A moderate amount of misogyny exists in the story. Scarlet is completely under-estimated because she is a young female. Like most male-created female protagonists she is sexy and dresses to embellish her more flattering features. Also, the fact that the entire story is born out of the death of a man seems a touch male-centric (as if a woman’s life is over if she loses her man).
Scarlet is nothing more than a redemption story. Its timing is fascinating, because the last year has seen a vast increase in the number of protests and revolutions throughout the world. This story re-imagines the peaceful gathering as a violent force that cannot be stopped, and looks at current governmental authority as more than a modicum of tyranny. Initially, Scarlet wants to redeem the murder of the only man she ever loved. She fights selfishly, and unintentionally her cause becomes selfless as she begins to target the corrupted core of the government for the good of the common people.
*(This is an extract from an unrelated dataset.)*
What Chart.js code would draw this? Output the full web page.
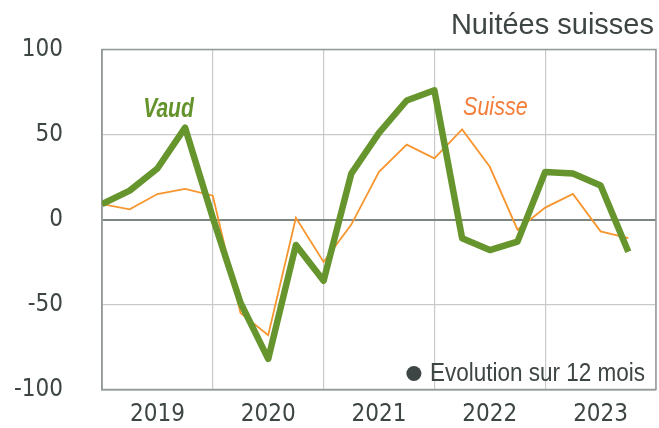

Just a touch of sexuality throughout. Nothing I would consider erotic.
7) Loss of Innocence
Scarlet’s world is shattered when she discovers that the police are not “the good guys.” Her world view up to that point then becomes entirely suspect, and her trajectory is altered forever.
8 ) Racism
Because the main character is a female, she is untouched by this theme. I could say that her actions emasculate the mayor, the current police force, and the government as a whole but that feels like a stretch.
In conclusion I will say that I am looking forward to book 2 of Scarlet. My only problem with the story is the fact that she spends so much of her time talking to the reader. It’s unsettling, and really made me uncomfortable at points….maybe that was the idea all along. Scarlet is another great addition to the noir comics genre.